I don't think Peter's objection for the tracepoint was due to overhead.
> The perf:perf_hrtimer probe point is also reading state mid-way
> through a function, so it's not quite as simple as wrapping the
> function pointer. I do like that idea, though, but for things like
> struct file_operations.
>
> >
> > you're right. All makes sense. I guess I was too lazy to look into
> > how to do it properly. Adding a tracepoint looked like quick and
> > easy way to achieve the same.
> > As far as api goes probably existing IOC_SET_BPF ioctl will do too.
> > Currently overflow_handler is set at event alloc time. If we start
> > changing it on the fly with atomic xchg(), afaik things shouldn't
> > break, since each overflow_handler is run to completion and doesn't
> > change global state, right?
> >
>
> How would it be implemented? I was thinking of adding explicit wrappers, eg:
instead of adding a tracepoint to perf_swevent_hrtimer we can replace
overflow_handler for that particular event with some form of bpf wrapper.

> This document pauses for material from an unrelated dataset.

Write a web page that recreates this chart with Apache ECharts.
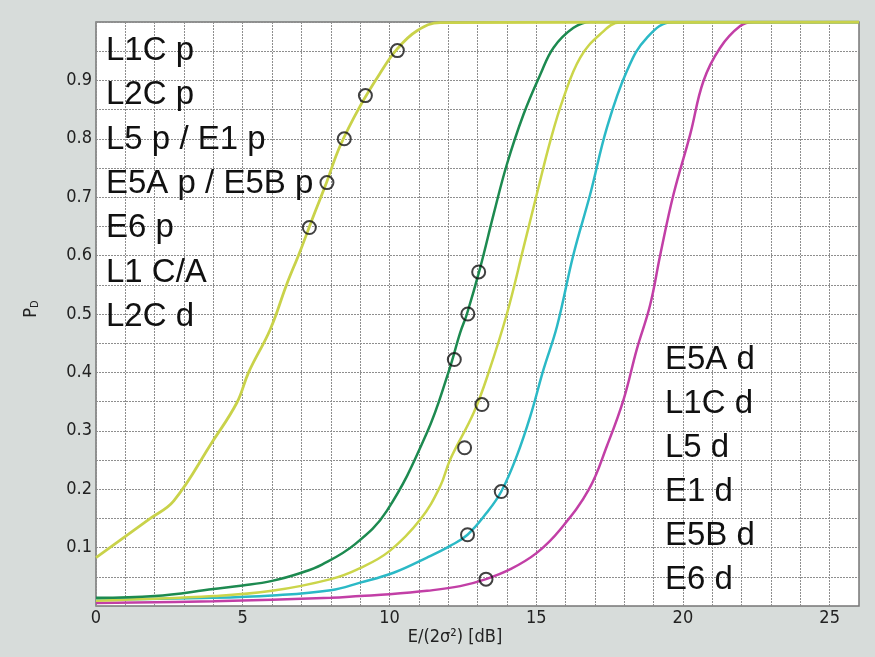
<!DOCTYPE html>
<html lang="en">
<head>
	<meta charset="UTF-8">
	<title>PD curves</title>
	<style type="text/css">
	html,body{margin:0;padding:0;background:#d7dcda;}
	#main{width:875px;height:657px;}
	</style>
	<script src="https://cdn.jsdelivr.net/npm/echarts@6/dist/echarts.min.js"></script>
</head>
<body>
	<div id="main"></div>
	<script type="text/javascript">
	// curves, [E/(2σ²) dB, PD]
	var pilotCurve = [[0,0.083],[1.85,0.15],[2.65,0.18],[3.95,0.28],[4.8,0.348],[5.2,0.40],[5.94,0.474],[6.5,0.551],[6.96,0.608],[7.41,0.668],[7.81,0.719],[8.32,0.788],[9.0,0.856],[9.69,0.913],[10.25,0.953],[10.94,0.985],[11.73,0.999],[26,1]]
	var greenCurve = [[0,0.014],[2,0.017],[4,0.029],[5,0.035],[6,0.043],[7,0.057],[7.7,0.071],[8.83,0.106],[9.91,0.163],[11.28,0.297],[12.01,0.40],[12.41,0.468],[12.64,0.50],[13.09,0.579],[13.55,0.671],[14.0,0.756],[14.57,0.842],[15.14,0.910],[15.59,0.956],[16.27,0.990],[16.84,1],[26,1]]
	var yellowCurve = [[0,0.009],[4,0.017],[6,0.026],[8,0.046],[9,0.065],[10,0.094],[11.05,0.148],[11.73,0.205],[12.07,0.251],[12.87,0.331],[13.38,0.40],[14.0,0.50],[14.57,0.614],[15.02,0.705],[15.48,0.796],[15.93,0.87],[16.5,0.939],[17.18,0.979],[17.86,0.999],[26,1]]
	var cyanCurve = [[0,0.011],[4,0.014],[6,0.018],[8,0.027],[9,0.040],[10.14,0.057],[11.28,0.083],[12.07,0.103],[12.66,0.122],[13.32,0.16],[13.81,0.196],[14.34,0.257],[14.8,0.325],[15.25,0.405],[15.71,0.479],[16.27,0.602],[16.84,0.705],[17.41,0.819],[18.09,0.916],[18.77,0.973],[19.68,1],[26,1]]
	var magentaCurve = [[0,0.005],[4,0.008],[8,0.014],[9,0.017],[10,0.02],[11.28,0.026],[12.41,0.034],[13.29,0.046],[14.12,0.063],[15.02,0.091],[15.82,0.131],[16.8,0.2],[17.41,0.274],[17.98,0.354],[18.43,0.44],[18.88,0.515],[19.23,0.602],[19.68,0.705],[20.25,0.808],[20.7,0.899],[21.27,0.956],[21.95,0.993],[22.4,1],[26,1]]
	var circlePoints = [[10.27,0.951],[9.18,0.874],[8.46,0.80],[7.87,0.725],[7.27,0.648],[13.04,0.572],[12.67,0.50],[12.21,0.422],[13.15,0.345],[12.56,0.271],[13.81,0.196],[12.66,0.122],[13.29,0.046]]
	var leftLabels = ['L1C p','L2C p','L5 p / E1 p','E5A p / E5B p','E6 p','L1 C/A','L2C d']
	var rightLabels = ['E5A d','L1C d','L5 d','E1 d','E5B d','E6 d']
	var xTickLabels = [0,5,10,15,20,25]
	var yTickLabels = ['0.1','0.2','0.3','0.4','0.5','0.6','0.7','0.8','0.9']

	var tickFont = "'DejaVu Sans Condensed','Liberation Sans Narrow','DejaVu Sans',sans-serif"
	var bigFont = "'Liberation Sans',Arial,sans-serif"

	var graphics = []
	for (var i = 0; i < leftLabels.length; i++) {
		graphics.push({type:'text', x:106, y:51 + 44.3*i, z:10,
			style:{text:leftLabels[i], font:'33px ' + bigFont, fill:'#111', verticalAlign:'middle'}})
	}
	for (var i = 0; i < rightLabels.length; i++) {
		graphics.push({type:'text', x:665, y:359.5 + 44.1*i, z:10,
			style:{text:rightLabels[i], font:'33px ' + bigFont, fill:'#111', verticalAlign:'middle'}})
	}
	graphics.push({type:'text', x:455, y:637,
		style:{text:'E/(2σ²) [dB]', font:'18px ' + tickFont, fill:'#222', align:'center', verticalAlign:'middle'}})
	graphics.push({type:'text', x:31, y:309, rotation:Math.PI/2,
		style:{text:'P{s|D}', font:'18px ' + tickFont, fill:'#222', align:'center', verticalAlign:'middle',
			rich:{s:{fontSize:11, fontFamily:tickFont, verticalAlign:'bottom', padding:[8,0,0,0]}}}})

	function line(name, data, color, w){
		return {name:name, type:'line', data:data, smooth:0.4, showSymbol:false,
			lineStyle:{color:color, width:w}, itemStyle:{color:color}}
	}

	var myChart = echarts.init(document.getElementById('main'));
	var option = {
		backgroundColor:'#d7dcda',
		animation:false,
		grid:{left:96, right:16, top:22, bottom:51, show:true, backgroundColor:'#ffffff', borderColor:'#777', borderWidth:1.5},
		xAxis:{
			type:'value', min:0, max:26, interval:1,
			axisLine:{show:false}, axisTick:{show:false},
			axisLabel:{margin:3, color:'#222', fontSize:18, fontFamily:tickFont,
				formatter:function(v){ return xTickLabels.indexOf(v) >= 0 ? String(v) : '' }},
			splitLine:{lineStyle:{color:'#8e8e8e', width:1, type:[2,1]}}
		},
		yAxis:{
			type:'value', min:0, max:1, interval:0.05,
			axisLine:{show:false}, axisTick:{show:false},
			axisLabel:{margin:4, color:'#222', fontSize:18, fontFamily:tickFont,
				formatter:function(v){ var s = v.toFixed(2); return (s.charAt(3) === '0' && yTickLabels.indexOf(v.toFixed(1)) >= 0) ? v.toFixed(1) : '' }},
			splitLine:{lineStyle:{color:'#8e8e8e', width:1, type:[2,1]}}
		},
		series:[
			line('E6 d', magentaCurve, '#c23fa6', 2.5),
			line('E1 d', cyanCurve, '#2bb9c6', 2.5),
			line('L5 d', yellowCurve, '#cbd54a', 2.5),
			line('L1C d', greenCurve, '#1d8a50', 2.5),
			line('p', pilotCurve, '#c9d24a', 2.8),
			{type:'scatter', data:circlePoints, symbol:'circle', symbolSize:13, z:5,
				itemStyle:{color:'rgba(0,0,0,0)', borderColor:'#111', borderWidth:2}}
		],
		graphic:graphics
	};
	myChart.setOption(option);
	</script>
</body>
</html>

(probably new bpf program type). Then not only periodic events
will be triggering bpf prog, but pmu events as well.
So instead of normal __perf_event_output() writing into ringbuffer,
a bpf prog will be called that can optionally write into different
rb via bpf_perf_event_output. The question is what to pass into the
program to make the most use out of it. 'struct pt_regs' is done deal.
but perf_sample_data we cannot pass as-is, since it's kernel internal.
Probably something similar to __sk_buff mirror would be needed.
Another nice benefit of doing via overflow_handler instead of tracepoint
is that exclude_idle, exclude_user, exclude_kernel flags of the perf event
will all magically work and program will be event specific.
So two parallel 'perf record'-like sampling won't conflict.